Records with drawing code:
+ + + + +
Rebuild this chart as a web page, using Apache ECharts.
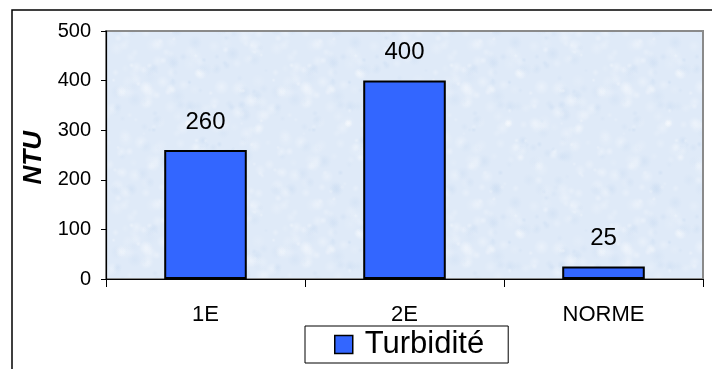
<!DOCTYPE html>
<html>
<head>
<meta charset="utf-8">
<script src="https://cdn.jsdelivr.net/npm/echarts@6/dist/echarts.min.js"></script>
<style>
  html, body { margin: 0; padding: 0; background: #ffffff; }
  #chart { width: 712px; height: 369px; }
</style>
</head>
<body>
<div id="chart"></div>
<script>
// Turbidity per sample point, with the regulatory limit (NORME)
const categories = ['1E', '2E', 'NORME'];
const turbidite = [260, 400, 25];
const yTicks = [0, 100, 200, 300, 400, 500];
const seriesName = 'Turbidité';
const yAxisTitle = 'NTU';

const FONT = '"Liberation Sans", Arial, sans-serif';

// Soft "paper" texture for the plot background, built from a fixed hash
function paperTexture() {
  const size = 160;
  const c = document.createElement('canvas');
  c.width = size; c.height = size;
  const ctx = c.getContext('2d');
  ctx.fillStyle = '#dfeaf8';
  ctx.fillRect(0, 0, size, size);
  const hash = (i, k) => {
    const v = Math.sin(i * 12.9898 + k * 78.233) * 43758.5453;
    return v - Math.floor(v);
  };
  for (let i = 0; i < 260; i++) {
    const x = hash(i, 1) * size;
    const y = hash(i, 2) * size;
    const r = 2 + hash(i, 3) * 6;
    const light = hash(i, 4) > 0.35;
    const a = 0.10 + hash(i, 5) * 0.25;
    const g = ctx.createRadialGradient(x, y, 0, x, y, r);
    const col = light ? '255,255,255' : '190,212,238';
    g.addColorStop(0, 'rgba(' + col + ',' + a + ')');
    g.addColorStop(1, 'rgba(' + col + ',0)');
    ctx.fillStyle = g;
    for (const dx of [-size, 0, size]) {
      for (const dy of [-size, 0, size]) {
        ctx.save();
        ctx.translate(dx, dy);
        ctx.beginPath();
        ctx.arc(x, y, r, 0, Math.PI * 2);
        ctx.fill();
        ctx.restore();
      }
    }
  }
  return c;
}

const chart = echarts.init(document.getElementById('chart'), null, { renderer: 'canvas' });

chart.setOption({
  animation: false,
  backgroundColor: '#ffffff',
  textStyle: { fontFamily: FONT },
  graphic: [
    {
      // outer chart frame
      type: 'rect',
      z: 0,
      shape: { x: 12, y: 10, width: 760, height: 420 },
      style: { fill: 'none', stroke: '#000000', lineWidth: 1.5 },
      silent: true
    },
    {
      type: 'text',
      z: 10,
      left: 21,
      top: 131,
      rotation: Math.PI / 2,
      style: {
        text: yAxisTitle,
        font: 'italic bold 26px ' + FONT,
        fill: '#000000'
      }
    }
  ],
  grid: {
    left: 106,
    top: 31,
    right: 9,
    bottom: 90,
    show: true,
    backgroundColor: { image: paperTexture(), repeat: 'repeat' },
    borderColor: '#8a8a8a',
    borderWidth: 2
  },
  legend: {
    left: 305,
    top: 326,
    data: [seriesName],
    icon: 'rect',
    itemWidth: 18,
    itemHeight: 18,
    itemGap: 10,
    padding: [3, 24, 3, 29],
    borderColor: '#000000',
    borderWidth: 1,
    backgroundColor: '#ffffff',
    textStyle: { fontSize: 31, color: '#000000', fontFamily: FONT, padding: [0, 0, 0, 7] },
    itemStyle: { borderColor: '#000000', borderWidth: 1.5 }
  },
  xAxis: {
    type: 'category',
    data: categories,
    axisLine: { show: true, lineStyle: { color: '#000000', width: 1.2 } },
    axisTick: { show: true, alignWithLabel: false, length: 8, lineStyle: { color: '#000000' } },
    axisLabel: { fontSize: 22, color: '#000000', margin: 25, fontFamily: FONT },
    splitLine: { show: false }
  },
  yAxis: {
    type: 'value',
    min: yTicks[0],
    max: yTicks[yTicks.length - 1],
    interval: yTicks[1] - yTicks[0],
    axisLine: { show: true, lineStyle: { color: '#000000', width: 1.2 } },
    axisTick: { show: true, length: 5, lineStyle: { color: '#000000' } },
    axisLabel: { fontSize: 20, color: '#000000', margin: 15, fontFamily: FONT },
    splitLine: { show: false }
  },
  series: [
    {
      name: seriesName,
      type: 'bar',
      data: turbidite,
      barWidth: '41.5%',
      itemStyle: { color: '#3366ff', borderColor: '#000000', borderWidth: 2 },
      label: {
        show: true,
        position: 'top',
        distance: 16,
        fontSize: 24,
        color: '#000000',
        fontFamily: FONT
      }
    }
  ]
});
</script>
</body>
</html>
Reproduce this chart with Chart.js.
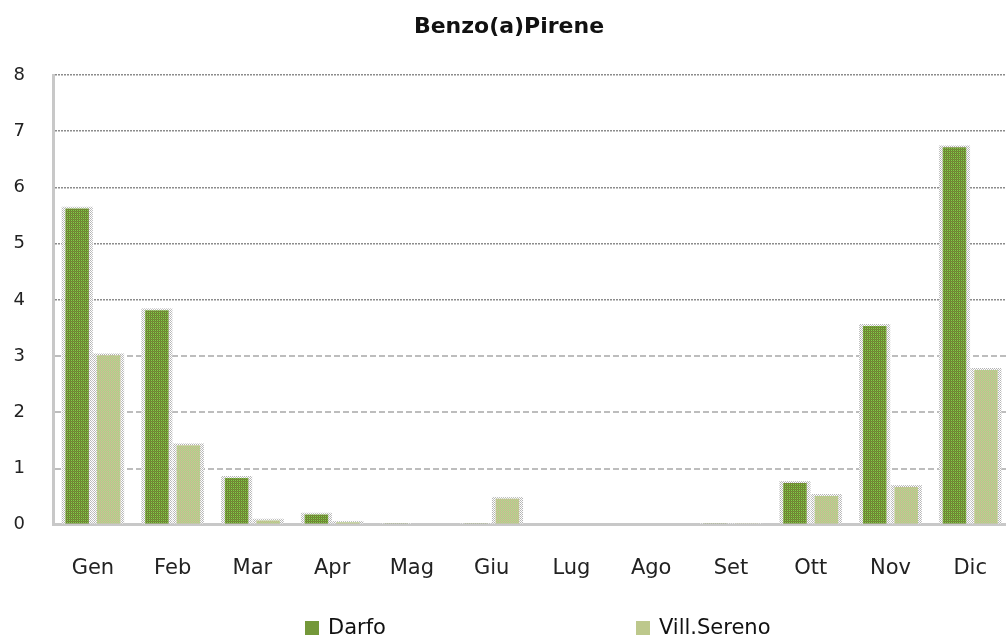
<!DOCTYPE html>
<html><head><meta charset="utf-8">
<script src="https://cdn.jsdelivr.net/npm/chart.js@4.4.0/dist/chart.umd.min.js"></script>
<style>
html,body{margin:0;padding:0;background:#fff;overflow:hidden}
#wrap{position:relative;width:1006px;height:639px;overflow:hidden}
#c{display:block}
#legend{position:absolute;left:305px;top:614px;display:flex;gap:250px;font-family:"DejaVu Sans",sans-serif;font-size:21px;line-height:26px;color:#111}
.item{display:flex;align-items:center;white-space:nowrap}
.box{width:14px;height:14px;margin-right:9px;margin-top:2px}
</style></head><body>
<div id="wrap"><canvas id="c" width="1018" height="639"></canvas><div id="legend"></div></div>
<script>
const categories = ['Gen','Feb','Mar','Apr','Mag','Giu','Lug','Ago','Set','Ott','Nov','Dic'];
const darfo      = [5.66, 3.85, 0.87, 0.22, 0.03, 0.03, 0, 0, 0.03, 0.78, 3.57, 6.75];
const villSereno = [3.05, 1.45, 0.11, 0.07, 0, 0.50, 0, 0, 0.03, 0.55, 0.71, 2.79];
const seriesLabels = ['Darfo', 'Vill.Sereno'];
const chartTitle = 'Benzo(a)Pirene';
const yMin = 0, yMax = 8, yStep = 1;

function makePattern(colors) {
  const p = document.createElement('canvas');
  p.width = 2; p.height = 2;
  const g = p.getContext('2d');
  g.fillStyle = colors[0]; g.fillRect(0,0,1,1);
  g.fillStyle = colors[1]; g.fillRect(1,0,1,1);
  g.fillStyle = colors[2]; g.fillRect(0,1,1,1);
  g.fillStyle = colors[3]; g.fillRect(1,1,1,1);
  return document.getElementById('c').getContext('2d').createPattern(p, 'repeat');
}
const darfoFill = makePattern(['#5e8e2c','#8cc04c','#84803e','#62922e']);
const villFill  = makePattern(['#c8c490','#a8d488','#bcc090','#c6c892']);
const frameFill = makePattern(['#b4b4b4','#ffffff','#ffffff','#c0c0c0']);
const legendSwatch = ['#74983a', '#bdc88c'];

const barBorder = {left: 4, right: 4, top: 2, bottom: 0};

const chart = new Chart(document.getElementById('c'), {
  type: 'bar',
  data: {
    labels: categories,
    datasets: [
      {label: seriesLabels[0], data: darfo, backgroundColor: darfoFill, borderColor: frameFill, borderWidth: barBorder, borderSkipped: false},
      {label: seriesLabels[1], data: villSereno, backgroundColor: villFill, borderColor: frameFill, borderWidth: barBorder, borderSkipped: false}
    ]
  },
  options: {
    responsive: false,
    animation: false,
    layout: {padding: {left: 0, right: 0, top: 0, bottom: 27}},
    datasets: {bar: {categoryPercentage: 0.79, barPercentage: 1.0}},
    plugins: {
      legend: {display: false},
      tooltip: {enabled: false},
      title: {
        display: true, text: chartTitle, color: '#111',
        font: {family: 'DejaVu Sans', size: 22, weight: 'bold'},
        padding: {top: 14, bottom: 34.6}
      }
    },
    scales: {
      x: {
        grid: {display: false, drawTicks: false},
        border: {display: true, color: '#c8c8c8', width: 3},
        ticks: {color: '#222', padding: 31, font: {family: 'DejaVu Sans', size: 21}}
      },
      y: {
        min: yMin, max: yMax,
        afterFit: (s) => { s.width = 53; },
        grid: {
          drawTicks: false,
          color: (ctx) => {
            if (!ctx.tick || ctx.tick.value === 0) return 'rgba(0,0,0,0)';
            return ctx.tick.value >= 4 ? '#8c8c8c' : '#bdbdbd';
          },
          lineWidth: (ctx) => (ctx.tick && ctx.tick.value < 4) ? 2 : 1.5
        },
        border: {
          display: true, color: '#c8c8c8', width: 3,
          dash: (ctx) => {
            if (!ctx.tick) return [];
            return ctx.tick.value >= 4 ? [2, 1] : [6, 3];
          }
        },
        ticks: {stepSize: yStep, color: '#222', padding: 28, font: {family: 'DejaVu Sans', size: 18}}
      }
    }
  }
});

const legend = document.getElementById('legend');
chart.data.datasets.forEach((ds, i) => {
  const item = document.createElement('div'); item.className = 'item';
  const box = document.createElement('span'); box.className = 'box'; box.style.background = legendSwatch[i];
  const txt = document.createElement('span'); txt.textContent = ds.label;
  item.appendChild(box); item.appendChild(txt); legend.appendChild(item);
});
</script>
</body></html>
+ + + + +
--- Stated goal ---
In the listing above, find the line with "Reproduce this chart with Chart.js." and the line with "const yMin = 0, yMax = 8, yStep = 1;". Copy exactly those two and every line between, without the pictures.

--- Response to this task ---
Reproduce this chart with Chart.js.
<!DOCTYPE html>
<html><head><meta charset="utf-8">
<script src="https://cdn.jsdelivr.net/npm/chart.js@4.4.0/dist/chart.umd.min.js"></script>
<style>
html,body{margin:0;padding:0;background:#fff;overflow:hidden}
#wrap{position:relative;width:1006px;height:639px;overflow:hidden}
#c{display:block}
#legend{position:absolute;left:305px;top:614px;display:flex;gap:250px;font-family:"DejaVu Sans",sans-serif;font-size:21px;line-height:26px;color:#111}
.item{display:flex;align-items:center;white-space:nowrap}
.box{width:14px;height:14px;margin-right:9px;margin-top:2px}
</style></head><body>
<div id="wrap"><canvas id="c" width="1018" height="639"></canvas><div id="legend"></div></div>
<script>
const categories = ['Gen','Feb','Mar','Apr','Mag','Giu','Lug','Ago','Set','Ott','Nov','Dic'];
const darfo      = [5.66, 3.85, 0.87, 0.22, 0.03, 0.03, 0, 0, 0.03, 0.78, 3.57, 6.75];
const villSereno = [3.05, 1.45, 0.11, 0.07, 0, 0.50, 0, 0, 0.03, 0.55, 0.71, 2.79];
const seriesLabels = ['Darfo', 'Vill.Sereno'];
const chartTitle = 'Benzo(a)Pirene';
const yMin = 0, yMax = 8, yStep = 1;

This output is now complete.